Asep Nugroho terdiri dari tiga unsur penyusun. A, Sep, dan Nugroho. Saya menemukan jawaban ini dari orang tua saya. A adalah huruf pertama dalam alfabet. Dengan kata lain A merupakan huruf ke-1 (satu). Jadi, A artinya 1 (satu). Sep kependekan dari nama bulan kelahiran saya, September. Dan Nugroho berarti Anugerah. Jika disusun menjadi satu kesatuan makna, Asep Nugroho artinya Anugerah 1 (satu) September. Maksudnya, saya merupakan anugerah yang turun/lahir pada 1 September. Begitu bunyinya.

Tempat lahir saya adalah Blora. Begitu menurut Akta Kelahiran, KTP, SIM, KTM, dan kartu identitas lain yang saya miliki. Tapi menurut orang tua saya, saya dilahirkan di Rumah Sakit. Tepatnya RSU Cepu. Cepu adalah bagian kecil dari Blora, tapi menjadi pusat perekonomian terbesar di Blora. Seperti Bapak saya, saya juga dibesarkan di Blora.
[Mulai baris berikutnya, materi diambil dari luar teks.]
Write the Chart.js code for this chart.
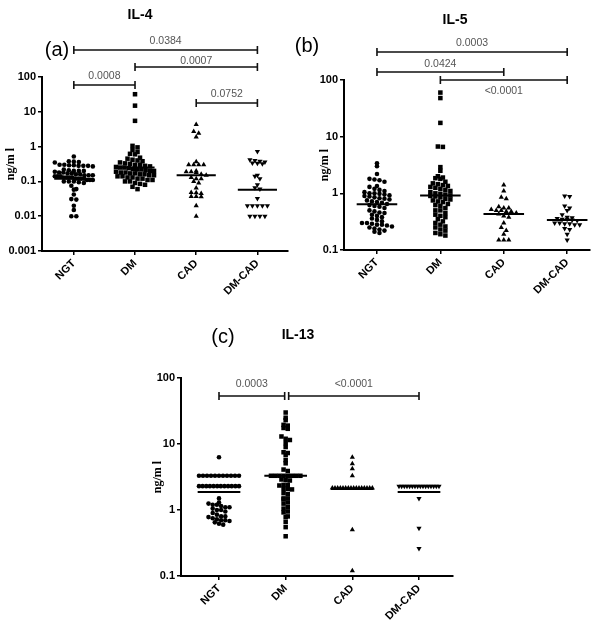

Sewaktu kecil dulu, orang-orang memanggil saya Asep. Keluarga, tetangga, teman-teman SD. Memasuki SMP mulai ada satu-dua orang yang memanggil Acep dan Encep. Sampai saya berseragam putih abu-abu, panggilan saya semakin banyak. Ada yang memanggil Acep, Atep, Cecep, Cepy, Nugroz. Malah ada yang memanggil saya Pesha. Plesetan dari nama vokalis Ungu Band "Pasha". Wajar saja, karena kita memang sebelas-dua belas. Pesha berasal dari kata Pesa, kebalikan ejaan dari Asep. Meskipun paling banyak tetap memanggil Asep. Ya, di Cepu dan di lingkungan keluarga saya dikenal dengan nama Asep.

Pertengahan 2008 saya memasuki atmosfer baru. Perguruan Tinggi. Terdengar angker -meminjam istilah Prie GS. Jauh dari Cepu. Semarang. Sebelum mencicipi aroma perkuliahan yang angker itu, diadakan Latihan Dasar Kedisiplinan (LDK) dan Wawasan Almamater dan Orientasi Akademik (WaRNA). Di kampus lain dikenal dengan Ospek. 3 (tiga) hari untuk LDK, dan 3 (tiga) hari untuk WaRNA. 6 (hari) yang mengesankan ini, kami (maba: mahasiswa baru) diwajibkan mengenakan atribut-atribut khusus. Termasuk co-card yang menunjukkan nama panggilan maba. Terdiri dari 2 (dua) huruf konsonan dan 2 (dua) huruf vokal. Awalnya saya ragu akan menuliskan nama panggilan apa pada co-card saya. Tapi akhirnya saya ambil saja satu dari sekian panggilan muda saya yang banyak dan tidak penting itu. Cepy. Kedengarannya enak. Selain karena mudah dilafalkan dan diingat, panggilan yang saya tawarkan sekaligus memberi kesan pada kawan-kawan baru agar ingat pula tanah kelahiran saya. Cepu. Ya, Cepy dari Cepu, Cepy Cepu.

Tidakkah "Cepy" terdiri dari 3 huruf konsonan dan 1 huruf vokal? Entahlah, nyatanya tidak mendapat sanksi dari senior yang sok galak itu.

Saya percaya, nama Asep tidak kalah mudah diingat ketimbang Cepy -karena mungkin cukup pasaran. Tapi itulah, identitas tanah Cepu juga harus melekat.

Akhirnya, sekarang saya lebih dikenal dengan nama Cepy. Dan apapun panggilan saya, Anugerah 1 (satu) September tetaplah saya.